It’s been 20 years since Maryland acquired its first property to become a conservation easement as part of Maryland’s Rural Legacy Program.
Last week that program was approved for over $18.8 million in grant money for more easements in 18 counties thanks to the Board of Public Works.
Easements are voluntary, legal agreements that permanently limit land use for conservation.
Funding from these grants protect more than 4,500 acres of working farms, forests, open space, shorelines and wetlands —plus cultural and historical resources —throughout the state. The recommendations also include six Rural Legacy Area expansions, which provide the opportunity to protect more than 172,039 acres.

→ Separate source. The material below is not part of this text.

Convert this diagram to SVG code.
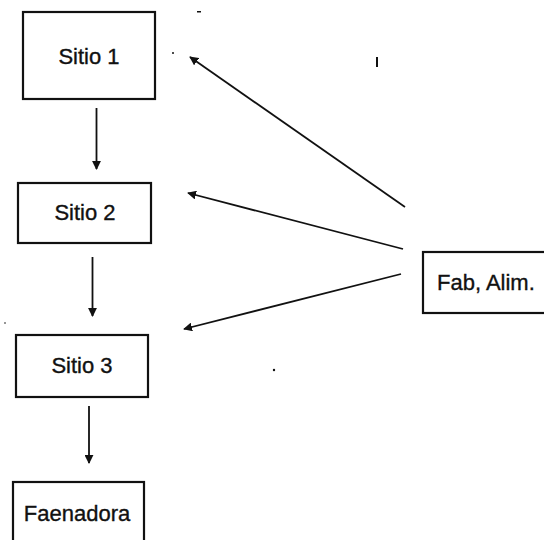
<svg xmlns="http://www.w3.org/2000/svg" width="544" height="540" viewBox="0 0 544 540">
<style>
.box{fill:#fff;stroke:#111;stroke-width:2.2}
.lbl{font-family:"Liberation Sans",Arial,sans-serif;font-size:22px;fill:#111;stroke:#111;stroke-width:0.35}
.edge{stroke:#111;stroke-width:1.8;fill:none;marker-end:url(#ah)}
.spk{fill:#111}
</style>
<defs>
<marker id="ah" viewBox="0 0 10 10" refX="9" refY="5" markerWidth="9" markerHeight="9" markerUnits="userSpaceOnUse" orient="auto">
<path d="M0,0 L10,5 L0,10 z" fill="#111"/>
</marker>
</defs>
<rect width="544" height="540" fill="#fff"/>
<g id="sitio1"><rect class="box" x="23" y="12" width="132" height="87"/><text class="lbl" x="89" y="64" text-anchor="middle">Sitio 1</text></g>
<g id="sitio2"><rect class="box" x="18" y="183" width="133" height="60"/><text class="lbl" x="85" y="220" text-anchor="middle">Sitio 2</text></g>
<g id="sitio3"><rect class="box" x="16" y="335" width="132" height="62"/><text class="lbl" x="82" y="373" text-anchor="middle">Sitio 3</text></g>
<g id="faenadora"><rect class="box" x="13" y="482" width="131" height="70"/><text class="lbl" x="77" y="521" text-anchor="middle">Faenadora</text></g>
<g id="fabalim"><rect class="box" x="423" y="252" width="130" height="61"/><text class="lbl" x="437" y="290">Fab, Alim.</text></g>
<g id="connectors">
<line class="edge" x1="96.5" y1="108" x2="96.5" y2="169"/>
<line class="edge" x1="92.5" y1="257" x2="92.5" y2="316"/>
<line class="edge" x1="89" y1="406" x2="89" y2="463"/>
<line class="edge" x1="405" y1="207" x2="190" y2="57"/>
<line class="edge" x1="403" y1="249" x2="188" y2="193"/>
<line class="edge" x1="401" y1="274" x2="184" y2="329"/>
</g>
<g id="specks">
<circle class="spk" cx="173" cy="53" r="1"/>
<rect class="spk" x="197" y="11" width="4" height="1.5"/>
<rect class="spk" x="376" y="57" width="2" height="10"/>
<circle class="spk" cx="274" cy="370" r="1.2"/>
<circle class="spk" cx="5" cy="323" r="0.8"/>
</g>
</svg>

The Mattapany Rural Legacy Area, a Rural Legacy Area since 2006, in St. Mary’s County was awarded over $2 million to match Navy Readiness and Environmental Protection Integration funds to acquire land protecting the area’s rich farmland, forests, wetlands, historic sites and wildlife habitat. Also in St. Mary’s County, the Huntersville Rural Legacy Area will add almost 6,000 acres to connect the Potomac and Patuxent River watershed and further expand a partnership with that Navy program.
Nearly one million will go to counties on the Eastern Shore that are part of the Agricultural Security Corridor, to be split among Eastern Shore Heartland, Harvest Crescent and Tuckahoe legacy areas.
The projects were recommended by the Rural Legacy Board, which consists of the Secretaries of the Maryland Department of Natural Resources, the Maryland Department of Agriculture, and the Maryland Department of Planning. The Board of Public Works includes Governor Larry Hogan, Comptroller Peter Franchot and Treasurer Nancy Kopp.
“This program allows us to work with those who know the land best– local governments and nonprofits and the landowners themselves—to support our local natural resources-based economies, while enhancing our environment and protecting rural landscapes,” Maryland Natural Resources Secretary Jeannie Haddaway-Riccio said.
Established in 1997, the Rural Legacy Program acts through local government or private land trust sponsors to purchase conservation easements from willing property owners in 32 locally-designated rural areas located in every county. To date the program has permanently protected more than 103,000 acres.